E’ evidente, tuttavia, che, in carenza di plausibile giustificazione, non si può conferire il carattere di gratuità e, comunque di alcuna corresponsione di onorari, per gli altri incarichi verificati, vigendo al contrario la presunzione dell’onerosità delle prestazioni svolte dal professionista.

L’accertamento dell’Ufficio, peraltro, non è stato contraddetto dal contribuente ed anzi è stato ulteriormente suffragato dalla mancanza di documentazione extracontabile che possa in qualche modo dimostrare che il contribuente si sia attivato, con l’invio di parcelle pro-forma, con lettere di sollecito di pagamento e di diffida nei confronti dei clienti morosi, nonostante il lungo tempo trascorso dal conferimento dell’incarico e/o dall’espletamento dello stesso.
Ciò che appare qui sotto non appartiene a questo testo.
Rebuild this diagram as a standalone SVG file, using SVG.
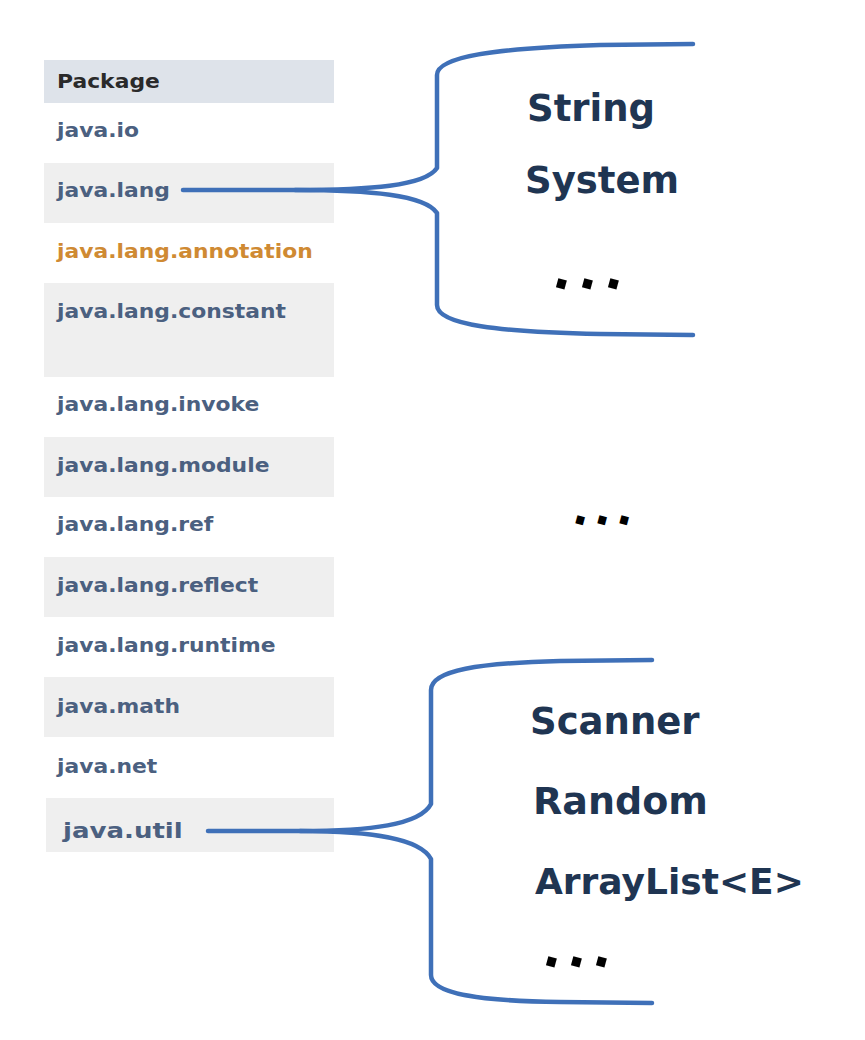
<svg xmlns="http://www.w3.org/2000/svg" width="865" height="1040" viewBox="0 0 865 1040">
<style>
.t{font-family:"DejaVu Sans","Verdana",sans-serif;font-weight:bold;font-size:19px;fill:#4b6080}
.h{fill:#2a2a2a}
.o{fill:#cf8a33}
.g{fill:#efefef}
.w{fill:#ffffff}
.big{font-family:"DejaVu Sans","Verdana",sans-serif;font-weight:bold;font-size:37px;fill:#1f3552}
.dot{font-family:"DejaVu Sans",sans-serif;font-weight:bold;font-size:50px;fill:#000}
.c{fill:none;stroke:#3f70b8;stroke-width:4.5;stroke-linecap:round;stroke-linejoin:round}
</style>
<rect width="865" height="1040" fill="#ffffff"/>
<g id="table">
<g id="header"><rect x="44" y="60" width="290" height="43" fill="#dee3ea"/><text class="t h" transform="translate(57 88) scale(1.15 1)">Package</text></g>
<g id="java-io"><rect class="w" x="44" y="103" width="290" height="60"/><text class="t" transform="translate(57 137) scale(1.15 1)">java.io</text></g>
<g id="java-lang"><rect class="g" x="44" y="163" width="290" height="60"/><text class="t" transform="translate(57 197) scale(1.15 1)">java.lang</text></g>
<g id="java-lang-annotation"><rect class="w" x="44" y="223" width="290" height="60"/><text class="t o" transform="translate(57 258) scale(1.15 1)">java.lang.annotation</text></g>
<g id="java-lang-constant"><rect class="g" x="44" y="283" width="290" height="94"/><text class="t" transform="translate(57 318) scale(1.15 1)">java.lang.constant</text></g>
<g id="java-lang-invoke"><rect class="w" x="44" y="377" width="290" height="60"/><text class="t" transform="translate(57 411) scale(1.15 1)">java.lang.invoke</text></g>
<g id="java-lang-module"><rect class="g" x="44" y="437" width="290" height="60"/><text class="t" transform="translate(57 472) scale(1.15 1)">java.lang.module</text></g>
<g id="java-lang-ref"><rect class="w" x="44" y="497" width="290" height="60"/><text class="t" transform="translate(57 531) scale(1.15 1)">java.lang.ref</text></g>
<g id="java-lang-reflect"><rect class="g" x="44" y="557" width="290" height="60"/><text class="t" transform="translate(57 592) scale(1.15 1)">java.lang.reflect</text></g>
<g id="java-lang-runtime"><rect class="w" x="44" y="617" width="290" height="60"/><text class="t" transform="translate(57 652) scale(1.15 1)">java.lang.runtime</text></g>
<g id="java-math"><rect class="g" x="44" y="677" width="290" height="60"/><text class="t" transform="translate(57 713) scale(1.15 1)">java.math</text></g>
<g id="java-net"><rect class="w" x="44" y="737" width="290" height="60"/><text class="t" transform="translate(57 773) scale(1.15 1)">java.net</text></g>
<g id="java-util"><rect class="g" x="46" y="798" width="288" height="54"/><text class="t" style="font-size:21px" transform="translate(63 838) scale(1.24 1)">java.util</text></g>
</g>
<g id="connectors">
<path class="c" d="M183,190 L295,190 C370,190 425,186 437,168 L437,75 C437,56 500,48 600,45 L693,44"/>
<path class="c" d="M295,190 C370,190 425,195 437,213 L437,305 C437,325 500,332 600,334 L693,335"/>
<path class="c" d="M208,831 L300,831 C370,831 420,825 431,804 L431,690 C431,670 480,663 560,661 L652,660"/>
<path class="c" d="M300,831 C370,831 420,838 431,859 L431,975 C431,994 480,1001 560,1002 L652,1003"/>
</g>
<g id="lang-members">
<text class="big" x="527" y="121">String</text>
<text class="big" x="525" y="193">System</text>
<text class="dot" x="551 577 603" y="286" rotate="15 15 15">...</text>
</g>
<g id="middle-ellipsis">
<text class="dot" x="571 593 615" y="522" rotate="15 15 15" style="font-size:44px">...</text>
</g>
<g id="util-members">
<text class="big" x="530" y="734" style="font-size:37px">Scanner</text>
<text class="big" x="533" y="814" style="font-size:38px">Random</text>
<text class="big" x="535" y="894" style="font-size:36px">ArrayList&lt;E&gt;</text>
<text class="dot" x="541 566 591" y="964" rotate="15 15 15">...</text>
</g>
</svg>
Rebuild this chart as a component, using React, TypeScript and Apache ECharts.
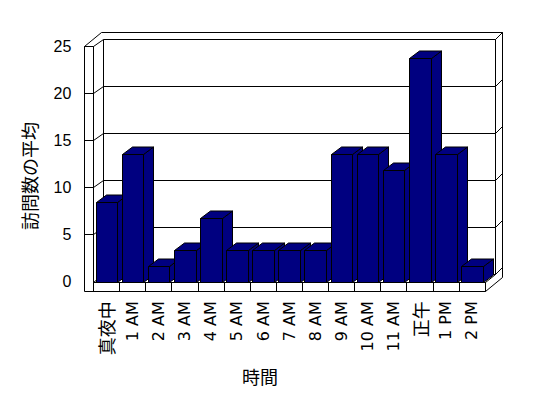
import React, { useEffect, useRef } from "react";
import * as echarts from "echarts";

const categories = ["真夜中", "1 AM", "2 AM", "3 AM", "4 AM", "5 AM", "6 AM", "7 AM", "8 AM", "9 AM", "10 AM", "11 AM", "正午", "1 PM", "2 PM"];
const visits = [8.33, 13.33, 1.67, 3.33, 6.67, 3.33, 3.33, 3.33, 3.33, 13.33, 13.33, 11.67, 23.33, 13.33, 1.67];
const yTicks = [0, 5, 10, 15, 20, 25];
const xTitle = "時間";
const yTitle = "訪問数の平均";

const NAVY = "#000080";
const LATIN = "'Liberation Sans', Arial, 'Noto Sans CJK JP', sans-serif";
const WIDE = "'DejaVu Sans', 'Noto Sans CJK JP', sans-serif";
const CJK = "'Noto Sans CJK JP', sans-serif";
const BAR_DEPTH = [10, -7.5];
const WALL_DEPTH = [10, -7];
const WALL_T = 9;
const BACK_T = 7;

const snap = (v: number) => Math.floor(v) + 0.5;

export default function App() {
  const ref = useRef<HTMLDivElement>(null);
  useEffect(() => {
    if (!ref.current) return;
    const chart = echarts.init(ref.current, undefined, { renderer: "svg" });
    const line = (pts: number[][]) => ({
      type: "polyline",
      shape: { points: pts },
      style: { stroke: "#000", lineWidth: 1, fill: "none" },
    });

    const frameItem = (params: any, api: any) => {
      const v = api.value(0);
      const pL = api.coord([0, v]);
      const pR = api.coord([1, v]);
      const y = snap(pL[1]);
      const xL = snap(pL[0]);
      const xR = snap(pR[0]);
      const xO = xL - WALL_T;
      const [dx, dy] = WALL_DEPTH;
      const xBL = xL + dx;
      const xBR = xR + dx;
      const yb = y + dy;
      const children: any[] = [];
      if (v !== 0) {
        children.push(line([[xO, y], [xL, y], [xBL, yb], [xBR, yb], [xBR + BACK_T, yb - BACK_T]]));
      } else {
        children.push(line([[xL, y + 1], [xBL, yb], [xBR, yb], [xBR + BACK_T, yb - BACK_T]]));
      }
      if (params.dataIndex === 0) {
        const y25 = snap(api.coord([0, 25])[1]);
        const y0 = y;
        const yF = y0 + 1;
        const yFB = yF + WALL_T;
        const yTopO = y25 + dy - BACK_T;
        const xBO = xBR + BACK_T;
        children.push(line([[xO, yFB], [xO, y25], [xL, y25], [xL, yF]]));
        children.push(line([[xO, y25], [xBL - 2, yTopO], [xBO, yTopO], [xBO, yFB + dy - BACK_T]]));
        children.push(line([[xBL, y25 + dy], [xBL, y0 + dy]]));
        children.push(line([[xBR, y25 + dy], [xBR, y0 + dy]]));
        children.push(line([[xBR, y25 + dy], [xBO, yTopO]]));
        children.push(line([[xL, yF], [xR, yF], [xR, yFB], [xO, yFB]]));
        children.push(line([[xR, yF], [xBR, y0 + dy]]));
        children.push(line([[xR, yFB], [xBO, yFB + dy - BACK_T]]));
      }
      return { type: "group", children };
    };

    const barItem = (params: any, api: any) => {
      const idx = api.value(0);
      const val = api.value(1);
      const top = api.coord([idx, val]);
      const base = api.coord([idx, 0]);
      const w = api.size([1, 0])[0] * 0.83;
      const l = Math.round(top[0] - w / 2) + 0.5;
      const r = Math.round(top[0] + w / 2) + 0.5;
      const t = Math.round(top[1]) + 0.5;
      const b = Math.round(base[1]) + 0.5;
      const [dx, dy] = BAR_DEPTH;
      const style = { fill: NAVY, stroke: "#000", lineWidth: 1 };
      return {
        type: "group",
        children: [
          { type: "polygon", shape: { points: [[r, t], [r + dx, t + dy], [r + dx, b + dy], [r, b]] }, style },
          { type: "polygon", shape: { points: [[l, t], [r, t], [r + dx, t + dy], [l + dx, t + dy]] }, style },
          { type: "rect", shape: { x: l, y: t, width: r - l, height: b - t }, style },
        ],
      };
    };

    chart.setOption({
      animation: false,
      backgroundColor: "#fff",
      grid: [
        { left: 93.3, top: 42.3, width: 391.7, height: 240, outerBoundsMode: "none" },
        { left: 93.3, top: 46.7, width: 391.7, height: 235, outerBoundsMode: "none" },
      ],
      xAxis: [
        {
          type: "category",
          gridIndex: 0,
          data: categories,
          axisLine: { show: false },
          axisTick: { show: true, length: 9, lineStyle: { color: "#000", width: 1 } },
          axisLabel: {
            rotate: 90,
            margin: 19,
            color: "#000",
            fontSize: 16,
            fontFamily: WIDE,
            interval: 0,
            formatter: (v: string) => (/[^\x00-\x7F]/.test(v) ? `{c|${v}}` : v),
            rich: { c: { fontSize: 18, fontFamily: CJK, color: "#000" } },
          },
        },
        { type: "value", gridIndex: 1, min: 0, max: 1, show: false },
      ],
      yAxis: [
        { type: "value", gridIndex: 0, min: 0, max: 25, interval: 5, show: false },
        {
          type: "value",
          gridIndex: 1,
          min: 0,
          max: 25,
          interval: 5,
          axisLine: { show: false },
          axisTick: { show: false },
          splitLine: { show: false },
          axisLabel: { margin: 22, color: "#000", fontSize: 16, fontFamily: LATIN },
        },
      ],
      series: [
        {
          type: "custom",
          xAxisIndex: 1,
          yAxisIndex: 1,
          z: 1,
          silent: true,
          renderItem: frameItem,
          data: yTicks.map((v) => [v]),
          encode: { y: 0 },
        },
        {
          type: "custom",
          xAxisIndex: 0,
          yAxisIndex: 0,
          z: 2,
          renderItem: barItem,
          data: visits.map((v, i) => [i, v]),
          encode: { x: 0, y: 1 },
        },
      ],
      graphic: [
        {
          type: "text",
          x: 260,
          y: 376,
          style: { text: xTitle, fontSize: 18, fontFamily: CJK, fill: "#000", align: "center", verticalAlign: "middle", textAlign: "center", textVerticalAlign: "middle" },
        },
        {
          type: "text",
          x: 29,
          y: 176,
          rotation: Math.PI / 2,
          style: { text: yTitle, fontSize: 18, fontFamily: CJK, fill: "#000", align: "center", verticalAlign: "middle", textAlign: "center", textVerticalAlign: "middle" },
        },
      ],
    });
    return () => chart.dispose();
  }, []);
  return <div ref={ref} style={{ position: "absolute", left: 0, top: 0, width: 548, height: 398 }} />;
}
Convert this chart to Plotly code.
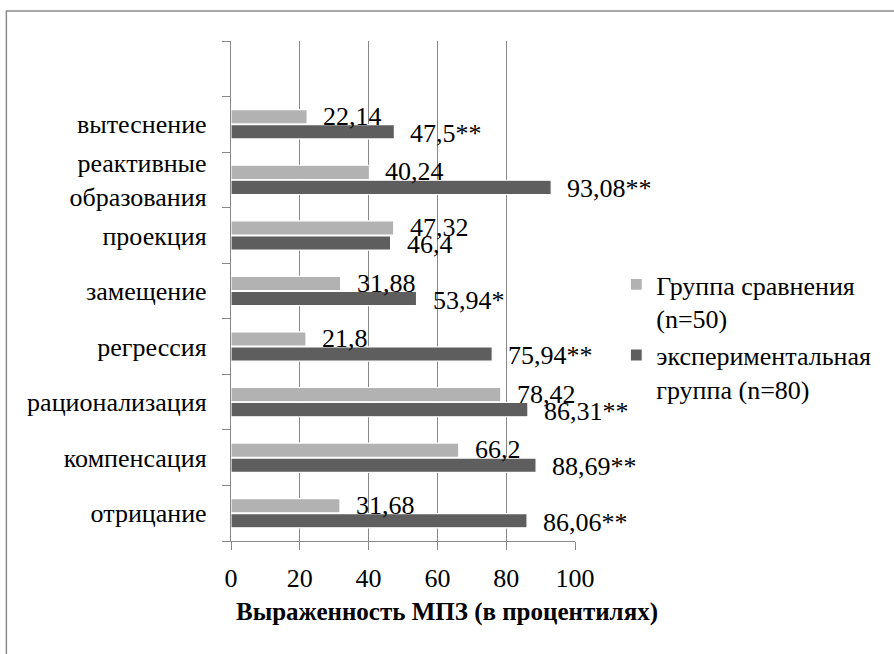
import plotly.graph_objects as go

categories = ["отрицание", "компенсация", "рационализация", "регрессия",
              "замещение", "проекция", "реактивные<br>образования", "вытеснение"]
comparison = [31.68, 66.2, 78.42, 21.8, 31.88, 47.32, 40.24, 22.14]
experimental = [86.06, 88.69, 86.31, 75.94, 53.94, 46.4, 93.08, 47.5]
exp_sig = ["**", "**", "**", "**", "*", "", "**", "**"]
x_ticks = [0, 20, 40, 60, 80, 100]

name_cmp = "Группа сравнения<br>(n=50)"
name_exp = "экспериментальная<br>группа (n=80)"
col_cmp = "#b2b2b2"
col_exp = "#5e5e5e"
grid = "#888888"
FONT = "Liberation Serif"

ypos = list(range(len(categories)))

def fmt(v):
    return ("%g" % v).replace(".", ",")

fig = go.Figure()
fig.add_trace(go.Bar(y=ypos, x=experimental, orientation="h", name=name_exp,
                     marker=dict(color=col_exp, line=dict(color="white", width=1.2))))
fig.add_trace(go.Bar(y=ypos, x=comparison, orientation="h", name=name_cmp,
                     marker=dict(color=col_cmp, line=dict(color="white", width=1.2))))

annotations = []
for i, (c, e, s) in enumerate(zip(comparison, experimental, exp_sig)):
    annotations.append(dict(x=c, y=i, xref="x", yref="y", text=fmt(c), showarrow=False,
                            xanchor="left", yanchor="middle", xshift=14, yshift=8,
                            font=dict(family=FONT, size=26, color="black")))
    annotations.append(dict(x=e, y=i, xref="x", yref="y", text=fmt(e) + s, showarrow=False,
                            xanchor="left", yanchor="middle", xshift=14, yshift=-9,
                            font=dict(family=FONT, size=26, color="black")))

annotations.append(dict(x=0.628, y=-0.142, xref="paper", yref="paper",
                        text="<b>Выраженность МПЗ (в процентилях)</b>", showarrow=False,
                        xanchor="center", yanchor="middle",
                        font=dict(family=FONT, size=25, color="black")))

bounds = [i - 0.5 for i in range(len(categories) + 2)]

fig.update_layout(
    width=894, height=654,
    margin=dict(l=231, r=319, t=41, b=113),
    paper_bgcolor="white", plot_bgcolor="white",
    barmode="group", bargap=0.46, bargroupgap=0.05,
    font=dict(family=FONT, size=26, color="black"),
    showlegend=True,
    legend=dict(x=1.12, y=0.56, xanchor="left", yanchor="top", valign="top",
                traceorder="reversed", font=dict(family=FONT, size=26, color="black"),
                itemwidth=30, bgcolor="rgba(0,0,0,0)"),
    xaxis=dict(range=[0, 100], tickvals=x_ticks, showgrid=True, gridcolor=grid, gridwidth=1.3,
               zeroline=False, showline=True, linecolor=grid, linewidth=1.3,
               ticks="outside", ticklen=8, tickcolor=grid,
               tickfont=dict(family=FONT, size=26), ticklabelstandoff=6),
    yaxis=dict(range=[-0.5, len(categories) + 0.5], tickvals=ypos, ticktext=categories,
               showgrid=False, zeroline=False, showline=True, linecolor=grid, linewidth=1.3,
               ticks="", tickfont=dict(family=FONT, size=26), ticklabelstandoff=18,
               minor=dict(tickvals=bounds, ticks="outside", ticklen=8, tickcolor=grid,
                          showgrid=False)),
    annotations=annotations,
    shapes=[dict(type="rect", xref="paper", yref="paper", x0=-0.653, x1=1.96,
                 y0=-0.3, y1=1.06, line=dict(color="#8a8a8a", width=1.5),
                 fillcolor="rgba(0,0,0,0)", layer="below")],
)

fig.write_html("out.html")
L’ufficio, poi, ha tassato il contribuente per cassa, e quindi senza alcuna violazione del richiamato art. 54 del D.P.R. n. 917 del 1986 proprio perchè, sulla base di presunzioni gravi, precise e concordanti (tenuto conto in particolare del gran numero dei soggetti censiti e dell’entità dei compensi) ha ritenuto che i relativi compensi siano stati effettivamente incassati.

Quanto, infine, alla produzione delle fatture per annualità successive, ritiene la Commissione che debba condividersi, anche in ordine a questo punto, l’operato dell’Ufficio in quanto, in carenza di specificazione nelle singole fatture che spesso riportano la generica dizione di acconti, non può dirsi raggiunta la prova che la fatturazione si riferisca all’annualità 2011, anziché quella del 2012, avuto riguardo anche al carattere di continuità della prestazione.

Al rigetto dell’appello segue la condanna del soccombente alle spese del giudizio che si liquidano in complessivi Euro 1000,00.

P.Q.M.

Rigetta l’appello e condanna il soccombente alle spese del giudizio che liquida in complessivi Euro 1000,00.

Così deciso in Palermo il giorno 10 dicembre 2018.

Depositato in Cancelleria il giorno 18 dicembre 2018.